Refined similarity hypothesis using 3D local averages

TL;DR

This paper tests Kolmogorov's refined similarity hypotheses in 3D turbulence data from high-resolution simulations, revealing universality in the inertial range and local Reynolds number dependence in the dissipation range.

Contribution

The study employs 3D averages from direct numerical simulations to validate the refined similarity hypotheses, providing new insights into turbulence intermittency.

Findings

V is universal in the inertial subrange

V's statistics depend on local Reynolds number in the dissipation range

High-resolution 3D data supports refined similarity hypotheses

Abstract

The refined similarity hypotheses of Kolmogorov, regarded as an important ingredient of intermittent turbulence, has been tested in the past using one-dimensional data and plausible surrogates of energy dissipation.
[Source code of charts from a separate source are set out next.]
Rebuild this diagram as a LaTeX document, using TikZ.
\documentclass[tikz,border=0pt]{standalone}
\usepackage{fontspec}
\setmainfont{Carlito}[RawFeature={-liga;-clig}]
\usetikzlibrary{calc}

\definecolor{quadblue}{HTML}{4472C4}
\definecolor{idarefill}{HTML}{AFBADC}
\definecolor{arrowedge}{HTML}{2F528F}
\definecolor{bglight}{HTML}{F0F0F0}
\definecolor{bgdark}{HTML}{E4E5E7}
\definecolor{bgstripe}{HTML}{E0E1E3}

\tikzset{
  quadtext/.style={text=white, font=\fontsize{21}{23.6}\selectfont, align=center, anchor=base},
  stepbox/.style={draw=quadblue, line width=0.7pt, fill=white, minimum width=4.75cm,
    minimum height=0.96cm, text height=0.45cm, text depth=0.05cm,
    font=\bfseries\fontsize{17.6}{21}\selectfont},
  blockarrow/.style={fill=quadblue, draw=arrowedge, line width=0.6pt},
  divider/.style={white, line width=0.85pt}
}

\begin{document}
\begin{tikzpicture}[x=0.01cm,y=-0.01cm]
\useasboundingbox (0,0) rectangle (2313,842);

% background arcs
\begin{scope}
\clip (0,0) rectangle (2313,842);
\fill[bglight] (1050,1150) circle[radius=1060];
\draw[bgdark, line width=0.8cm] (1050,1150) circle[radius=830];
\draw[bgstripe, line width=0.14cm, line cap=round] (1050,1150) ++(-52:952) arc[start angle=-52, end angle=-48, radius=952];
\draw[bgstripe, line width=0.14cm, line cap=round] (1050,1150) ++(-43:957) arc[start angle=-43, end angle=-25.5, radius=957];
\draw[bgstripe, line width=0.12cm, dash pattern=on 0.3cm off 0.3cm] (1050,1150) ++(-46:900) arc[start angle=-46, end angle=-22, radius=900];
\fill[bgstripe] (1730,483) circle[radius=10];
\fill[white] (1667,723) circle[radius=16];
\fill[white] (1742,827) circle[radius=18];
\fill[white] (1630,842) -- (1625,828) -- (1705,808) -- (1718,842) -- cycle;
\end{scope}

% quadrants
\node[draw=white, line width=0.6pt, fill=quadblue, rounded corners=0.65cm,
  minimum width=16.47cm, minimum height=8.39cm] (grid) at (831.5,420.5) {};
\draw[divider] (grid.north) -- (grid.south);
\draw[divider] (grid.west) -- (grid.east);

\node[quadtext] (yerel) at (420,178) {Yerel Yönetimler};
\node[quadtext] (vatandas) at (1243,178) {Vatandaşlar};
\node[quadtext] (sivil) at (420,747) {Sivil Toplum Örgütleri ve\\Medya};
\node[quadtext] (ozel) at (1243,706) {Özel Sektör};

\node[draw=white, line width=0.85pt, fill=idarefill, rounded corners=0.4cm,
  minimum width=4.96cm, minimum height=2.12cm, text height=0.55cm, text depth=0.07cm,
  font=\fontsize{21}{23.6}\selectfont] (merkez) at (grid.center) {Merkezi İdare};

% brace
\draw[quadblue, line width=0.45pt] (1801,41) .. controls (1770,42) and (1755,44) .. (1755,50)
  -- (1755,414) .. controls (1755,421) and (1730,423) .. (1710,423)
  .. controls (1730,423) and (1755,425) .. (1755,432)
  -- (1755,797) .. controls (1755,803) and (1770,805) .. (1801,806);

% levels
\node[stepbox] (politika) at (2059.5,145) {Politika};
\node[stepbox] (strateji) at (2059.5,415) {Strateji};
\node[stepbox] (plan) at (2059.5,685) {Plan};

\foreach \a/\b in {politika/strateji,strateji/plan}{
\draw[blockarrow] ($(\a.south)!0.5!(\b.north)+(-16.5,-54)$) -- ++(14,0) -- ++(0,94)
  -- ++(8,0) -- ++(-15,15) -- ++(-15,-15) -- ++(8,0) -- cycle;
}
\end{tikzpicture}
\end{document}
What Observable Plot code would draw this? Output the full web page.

We employ data from direct numerical simulations, at the microscale Reynolds number $R_\lambda \sim 650$, on a periodic box of $4096^3$ grid points to test the hypotheses using 3D averages. In particular, we study the small-scale properties of the stochastic variable $V = \Delta u(r)/(r \epsilon_r)^{1/3}$, where $\Delta u(r)$ is the longitudinal velocity increment and $\epsilon_r$ is the dissipation rate averaged over a three-dimensional volume of linear size $r$. We show that $V$ is universal in the inertial subrange. In the dissipation range, the statistics of $V$ are shown to depend solely on a local Reynolds number.